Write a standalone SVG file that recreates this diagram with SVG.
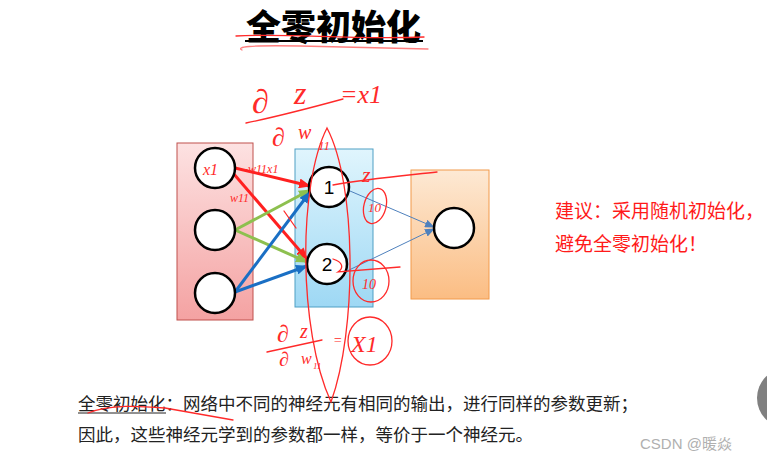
<svg xmlns="http://www.w3.org/2000/svg" width="767" height="462" viewBox="0 0 767 462">
<defs>
<linearGradient id="gPink" x1="0" y1="0" x2="0" y2="1"><stop offset="0" stop-color="#fde2e2"/><stop offset="1" stop-color="#f4a2a2"/></linearGradient>
<linearGradient id="gBlue" x1="0" y1="0" x2="0" y2="1"><stop offset="0" stop-color="#e0f5fd"/><stop offset="1" stop-color="#9ed8f4"/></linearGradient>
<linearGradient id="gOrange" x1="0" y1="0" x2="0" y2="1"><stop offset="0" stop-color="#fde9d4"/><stop offset="1" stop-color="#fbbd83"/></linearGradient>
<marker id="aRed" markerUnits="userSpaceOnUse" markerWidth="12" markerHeight="10" refX="11" refY="5" orient="auto"><path d="M0,0 L12,5 L0,10 Z" fill="#ff2020"/></marker>
<marker id="aGreen" markerUnits="userSpaceOnUse" markerWidth="12" markerHeight="10" refX="11" refY="5" orient="auto"><path d="M0,0 L12,5 L0,10 Z" fill="#8dc04f"/></marker>
<marker id="aBlue" markerUnits="userSpaceOnUse" markerWidth="12" markerHeight="10" refX="11" refY="5" orient="auto"><path d="M0,0 L12,5 L0,10 Z" fill="#1a6fc4"/></marker>
<marker id="aThin" markerUnits="userSpaceOnUse" markerWidth="10" markerHeight="8" refX="9" refY="4" orient="auto"><path d="M0,0 L10,4 L0,8 Z" fill="#4f81bd"/></marker>
</defs>
<style>
.node{fill:#fff;stroke:#000;stroke-width:2.5}
.cjk{font-family:"Noto Sans CJK SC","Noto Sans",sans-serif}
.hand{fill:#ff2a2a;font-family:"Liberation Serif",serif;font-style:italic}
.ink{fill:none;stroke:#ff2a2a;stroke-width:1.3;stroke-linecap:round}
.thick{fill:none;stroke-width:3}
</style>
<rect width="767" height="462" fill="#fff"/>

<g id="title">
<text x="246" y="40" class="cjk" font-size="35" font-weight="900" fill="#000">全零初始化</text>
<line x1="245" y1="41" x2="423" y2="41" stroke="#000" stroke-width="2"/>
</g>

<g id="layer-input"><rect x="177" y="143" width="76" height="177" fill="url(#gPink)" stroke="#c0504d" stroke-width="1"/></g>
<g id="layer-hidden"><rect x="295" y="149" width="78" height="158" fill="url(#gBlue)" stroke="#4f9fc4" stroke-width="1"/></g>
<g id="layer-output"><rect x="411" y="170" width="78" height="129" fill="url(#gOrange)" stroke="#f29a4a" stroke-width="1"/></g>

<g id="connectors">
<line class="thick" x1="235" y1="168" x2="310" y2="186" stroke="#ff2020" marker-end="url(#aRed)"/>
<line class="thick" x1="233" y1="173" x2="307" y2="259" stroke="#ff2020" marker-end="url(#aRed)"/>
<line class="thick" x1="235" y1="230" x2="310" y2="190" stroke="#8dc04f" marker-end="url(#aGreen)"/>
<line class="thick" x1="235" y1="230" x2="307" y2="262" stroke="#8dc04f" marker-end="url(#aGreen)"/>
<line class="thick" x1="235" y1="292" x2="310" y2="192" stroke="#1a6fc4" marker-end="url(#aBlue)"/>
<line class="thick" x1="235" y1="292" x2="307" y2="266" stroke="#1a6fc4" marker-end="url(#aBlue)"/>
<line x1="350" y1="191" x2="434" y2="227" stroke="#4f81bd" stroke-width="1" marker-end="url(#aThin)"/>
<line x1="347" y1="271" x2="434" y2="229" stroke="#4f81bd" stroke-width="1" marker-end="url(#aThin)"/>
</g>

<g id="x1"><circle class="node" cx="215" cy="168" r="20"/></g>
<g id="x2"><circle class="node" cx="215" cy="230" r="20"/></g>
<g id="x3"><circle class="node" cx="215" cy="293" r="20"/></g>
<g id="h1"><circle class="node" cx="329" cy="187" r="20"/><text x="329" y="194" text-anchor="middle" font-family="Liberation Sans,sans-serif" font-size="19" fill="#000">1</text></g>
<g id="h2"><circle class="node" cx="327" cy="264" r="20"/><text x="327" y="271" text-anchor="middle" font-family="Liberation Sans,sans-serif" font-size="19" fill="#000">2</text></g>
<g id="out"><circle class="node" cx="454" cy="228" r="20"/></g>

<g id="advice" class="cjk" font-size="19" fill="#ff1a1a">
<text x="555" y="218">建议：采用随机初始化，</text>
<text x="555" y="251">避免全零初始化！</text>
</g>

<g id="caption" class="cjk" font-size="17.5" fill="#222">
<text x="78" y="410">全零初始化：网络中不同的神经元有相同的输出，进行同样的参数更新；</text>
<line x1="78" y1="413" x2="166" y2="413" stroke="#222" stroke-width="1"/>
<text x="78" y="441">因此，这些神经元学到的参数都一样，等价于一个神经元。</text>
</g>

<g id="watermark">
<text x="640" y="449" font-family="Liberation Sans,'Noto Sans CJK SC',sans-serif" font-size="15" fill="#b0b0b0">CSDN @暖焱</text>
<circle cx="787" cy="398" r="30" fill="#808080"/>
</g>

<g id="annotations">
<path class="ink" d="M236,36 C290,33 350,40 424,37"/>
<path class="ink" stroke-width="0.8" stroke-opacity="0.6" d="M242,50 C236,47 248,45 300,46 L428,49"/>
<text class="hand" x="252" y="113" font-size="34">∂</text>
<text class="hand" x="294" y="104" font-size="32">z</text>
<text class="hand" x="340" y="103" font-size="26">=x1</text>
<path class="ink" d="M246,123 C280,116 310,108 343,99"/>
<text class="hand" x="272" y="146" font-size="26">∂</text>
<text class="hand" x="298" y="139" font-size="20">w</text>
<text class="hand" x="318" y="150" font-size="13">11</text>
<path class="ink" d="M327,128 C298,185 298,330 331,402 C357,330 357,185 327,128 Z"/>
<text class="hand" x="203" y="175" font-size="16">x1</text>
<text class="hand" x="244" y="173" font-size="12">-w11x1</text>
<text class="hand" x="230" y="202" font-size="12">w11</text>
<path class="ink" d="M333,185 C365,179 400,176 437,172"/>
<text class="hand" x="362" y="182" font-size="22">z</text>
<ellipse class="ink" cx="375" cy="206" rx="11" ry="18" transform="rotate(15 375 206)"/>
<text class="hand" x="368" y="212" font-size="13">10</text>
<path class="ink" d="M333,259 C343,262 344,268 338,272 L400,267"/>
<ellipse class="ink" cx="371" cy="281" rx="18" ry="21"/>
<text class="hand" x="362" y="289" font-size="14">10</text>
<path class="ink" d="M284,211 L296,228"/>
<text class="hand" x="277" y="342" font-size="24">∂</text>
<text class="hand" x="300" y="338" font-size="20">z</text>
<path class="ink" d="M267,352 L322,340"/>
<text class="hand" x="279" y="366" font-size="20">∂</text>
<text class="hand" x="301" y="364" font-size="16">w</text>
<text class="hand" x="313" y="369" font-size="9">11</text>
<text class="hand" x="333" y="345" font-size="14">=</text>
<text class="hand" x="351" y="352" font-size="24">X1</text>
<ellipse class="ink" cx="370" cy="341" rx="22" ry="24"/>
<path class="ink" d="M88,413 C110,404 140,406 165,408 L233,420"/>
</g>
</svg>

• _EXERCISE INSTRUCTIONS_
Reproduce every line above as written, skipping pictures.

• _CORRECT RESPONSE_
Write a standalone SVG file that recreates this diagram with SVG.
<svg xmlns="http://www.w3.org/2000/svg" width="767" height="462" viewBox="0 0 767 462">
<defs>
<linearGradient id="gPink" x1="0" y1="0" x2="0" y2="1"><stop offset="0" stop-color="#fde2e2"/><stop offset="1" stop-color="#f4a2a2"/></linearGradient>
<linearGradient id="gBlue" x1="0" y1="0" x2="0" y2="1"><stop offset="0" stop-color="#e0f5fd"/><stop offset="1" stop-color="#9ed8f4"/></linearGradient>
<linearGradient id="gOrange" x1="0" y1="0" x2="0" y2="1"><stop offset="0" stop-color="#fde9d4"/><stop offset="1" stop-color="#fbbd83"/></linearGradient>
<marker id="aRed" markerUnits="userSpaceOnUse" markerWidth="12" markerHeight="10" refX="11" refY="5" orient="auto"><path d="M0,0 L12,5 L0,10 Z" fill="#ff2020"/></marker>
<marker id="aGreen" markerUnits="userSpaceOnUse" markerWidth="12" markerHeight="10" refX="11" refY="5" orient="auto"><path d="M0,0 L12,5 L0,10 Z" fill="#8dc04f"/></marker>
<marker id="aBlue" markerUnits="userSpaceOnUse" markerWidth="12" markerHeight="10" refX="11" refY="5" orient="auto"><path d="M0,0 L12,5 L0,10 Z" fill="#1a6fc4"/></marker>
<marker id="aThin" markerUnits="userSpaceOnUse" markerWidth="10" markerHeight="8" refX="9" refY="4" orient="auto"><path d="M0,0 L10,4 L0,8 Z" fill="#4f81bd"/></marker>
</defs>
<style>
.node{fill:#fff;stroke:#000;stroke-width:2.5}
.cjk{font-family:"Noto Sans CJK SC","Noto Sans",sans-serif}
.hand{fill:#ff2a2a;font-family:"Liberation Serif",serif;font-style:italic}
.ink{fill:none;stroke:#ff2a2a;stroke-width:1.3;stroke-linecap:round}
.thick{fill:none;stroke-width:3}
</style>
<rect width="767" height="462" fill="#fff"/>

<g id="title">
<text x="246" y="40" class="cjk" font-size="35" font-weight="900" fill="#000">全零初始化</text>
<line x1="245" y1="41" x2="423" y2="41" stroke="#000" stroke-width="2"/>
</g>

<g id="layer-input"><rect x="177" y="143" width="76" height="177" fill="url(#gPink)" stroke="#c0504d" stroke-width="1"/></g>
<g id="layer-hidden"><rect x="295" y="149" width="78" height="158" fill="url(#gBlue)" stroke="#4f9fc4" stroke-width="1"/></g>
<g id="layer-output"><rect x="411" y="170" width="78" height="129" fill="url(#gOrange)" stroke="#f29a4a" stroke-width="1"/></g>

<g id="connectors">
<line class="thick" x1="235" y1="168" x2="310" y2="186" stroke="#ff2020" marker-end="url(#aRed)"/>
<line class="thick" x1="233" y1="173" x2="307" y2="259" stroke="#ff2020" marker-end="url(#aRed)"/>
<line class="thick" x1="235" y1="230" x2="310" y2="190" stroke="#8dc04f" marker-end="url(#aGreen)"/>
<line class="thick" x1="235" y1="230" x2="307" y2="262" stroke="#8dc04f" marker-end="url(#aGreen)"/>
<line class="thick" x1="235" y1="292" x2="310" y2="192" stroke="#1a6fc4" marker-end="url(#aBlue)"/>
<line class="thick" x1="235" y1="292" x2="307" y2="266" stroke="#1a6fc4" marker-end="url(#aBlue)"/>
<line x1="350" y1="191" x2="434" y2="227" stroke="#4f81bd" stroke-width="1" marker-end="url(#aThin)"/>
<line x1="347" y1="271" x2="434" y2="229" stroke="#4f81bd" stroke-width="1" marker-end="url(#aThin)"/>
</g>

<g id="x1"><circle class="node" cx="215" cy="168" r="20"/></g>
<g id="x2"><circle class="node" cx="215" cy="230" r="20"/></g>
<g id="x3"><circle class="node" cx="215" cy="293" r="20"/></g>
<g id="h1"><circle class="node" cx="329" cy="187" r="20"/><text x="329" y="194" text-anchor="middle" font-family="Liberation Sans,sans-serif" font-size="19" fill="#000">1</text></g>
<g id="h2"><circle class="node" cx="327" cy="264" r="20"/><text x="327" y="271" text-anchor="middle" font-family="Liberation Sans,sans-serif" font-size="19" fill="#000">2</text></g>
<g id="out"><circle class="node" cx="454" cy="228" r="20"/></g>

<g id="advice" class="cjk" font-size="19" fill="#ff1a1a">
<text x="555" y="218">建议：采用随机初始化，</text>
<text x="555" y="251">避免全零初始化！</text>
</g>

<g id="caption" class="cjk" font-size="17.5" fill="#222">
<text x="78" y="410">全零初始化：网络中不同的神经元有相同的输出，进行同样的参数更新；</text>
<line x1="78" y1="413" x2="166" y2="413" stroke="#222" stroke-width="1"/>
<text x="78" y="441">因此，这些神经元学到的参数都一样，等价于一个神经元。</text>
</g>

<g id="watermark">
<text x="640" y="449" font-family="Liberation Sans,'Noto Sans CJK SC',sans-serif" font-size="15" fill="#b0b0b0">CSDN @暖焱</text>
<circle cx="787" cy="398" r="30" fill="#808080"/>
</g>

<g id="annotations">
<path class="ink" d="M236,36 C290,33 350,40 424,37"/>
<path class="ink" stroke-width="0.8" stroke-opacity="0.6" d="M242,50 C236,47 248,45 300,46 L428,49"/>
<text class="hand" x="252" y="113" font-size="34">∂</text>
<text class="hand" x="294" y="104" font-size="32">z</text>
<text class="hand" x="340" y="103" font-size="26">=x1</text>
<path class="ink" d="M246,123 C280,116 310,108 343,99"/>
<text class="hand" x="272" y="146" font-size="26">∂</text>
<text class="hand" x="298" y="139" font-size="20">w</text>
<text class="hand" x="318" y="150" font-size="13">11</text>
<path class="ink" d="M327,128 C298,185 298,330 331,402 C357,330 357,185 327,128 Z"/>
<text class="hand" x="203" y="175" font-size="16">x1</text>
<text class="hand" x="244" y="173" font-size="12">-w11x1</text>
<text class="hand" x="230" y="202" font-size="12">w11</text>
<path class="ink" d="M333,185 C365,179 400,176 437,172"/>
<text class="hand" x="362" y="182" font-size="22">z</text>
<ellipse class="ink" cx="375" cy="206" rx="11" ry="18" transform="rotate(15 375 206)"/>
<text class="hand" x="368" y="212" font-size="13">10</text>
<path class="ink" d="M333,259 C343,262 344,268 338,272 L400,267"/>
<ellipse class="ink" cx="371" cy="281" rx="18" ry="21"/>
<text class="hand" x="362" y="289" font-size="14">10</text>
<path class="ink" d="M284,211 L296,228"/>
<text class="hand" x="277" y="342" font-size="24">∂</text>
<text class="hand" x="300" y="338" font-size="20">z</text>
<path class="ink" d="M267,352 L322,340"/>
<text class="hand" x="279" y="366" font-size="20">∂</text>
<text class="hand" x="301" y="364" font-size="16">w</text>
<text class="hand" x="313" y="369" font-size="9">11</text>
<text class="hand" x="333" y="345" font-size="14">=</text>
<text class="hand" x="351" y="352" font-size="24">X1</text>
<ellipse class="ink" cx="370" cy="341" rx="22" ry="24"/>
<path class="ink" d="M88,413 C110,404 140,406 165,408 L233,420"/>
</g>
</svg>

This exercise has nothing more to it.